Bad Internet Explorer

I am just so upset, I won’t much blog tonight. I had just finished a long post on last night’s “24” and decided to put in a photo. When I uploaded the image, I got a warning on the Internet Explorer 7 Beta 2 Preview toolbar about blocked content. The browser had blocked the image from loading. OK. No big deal. I clicked the option to allow the content, which instead cleared the browser window and my post.

Upset? Upset? There are no words. This is the second time in less than a week where I lost a long blog post to Microsoft beta software—Friday on my work blog and now on my personal blog. 

Problem: Microsoft has got this new feature that automatically blocks content mixed from secure and non-secure sources. It’s a fairly typical practice for a website establishing a secure connection to also pull images and other stuff from a standard Web server. Microsoft blocks the non-secure content to prevent it from accessing information from the secure content.

Uh, yeah. How about letting me access information from the secure site rather than wipe it out? Microsoft is testing Internet Explorer to work out potential snafus like the one I just experienced. You the reader experience it, too, because you’re not getting the post I first wrote.

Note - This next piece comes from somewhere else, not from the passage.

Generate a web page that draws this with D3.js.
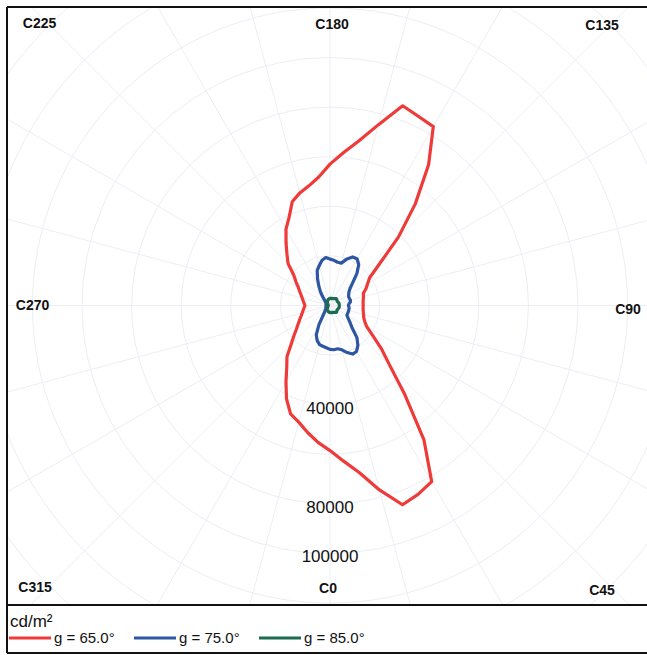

Absolutely, I fault Microsoft, because right now I’m mad. Internet Explorer development languished for years. Sure, the company tries to do the right thing now. But it’s going to have to inflict a lot of pain in the process of setting things right. I’ll fault Microsoft less when I cool off, and I blame myself, too. I should have saved the post to draft before uploading the images, which is what I more typically do. I should know better when using a fresh beta (Microsoft released it today).

Anyway, I’ve got a real good bug report to file. Argh.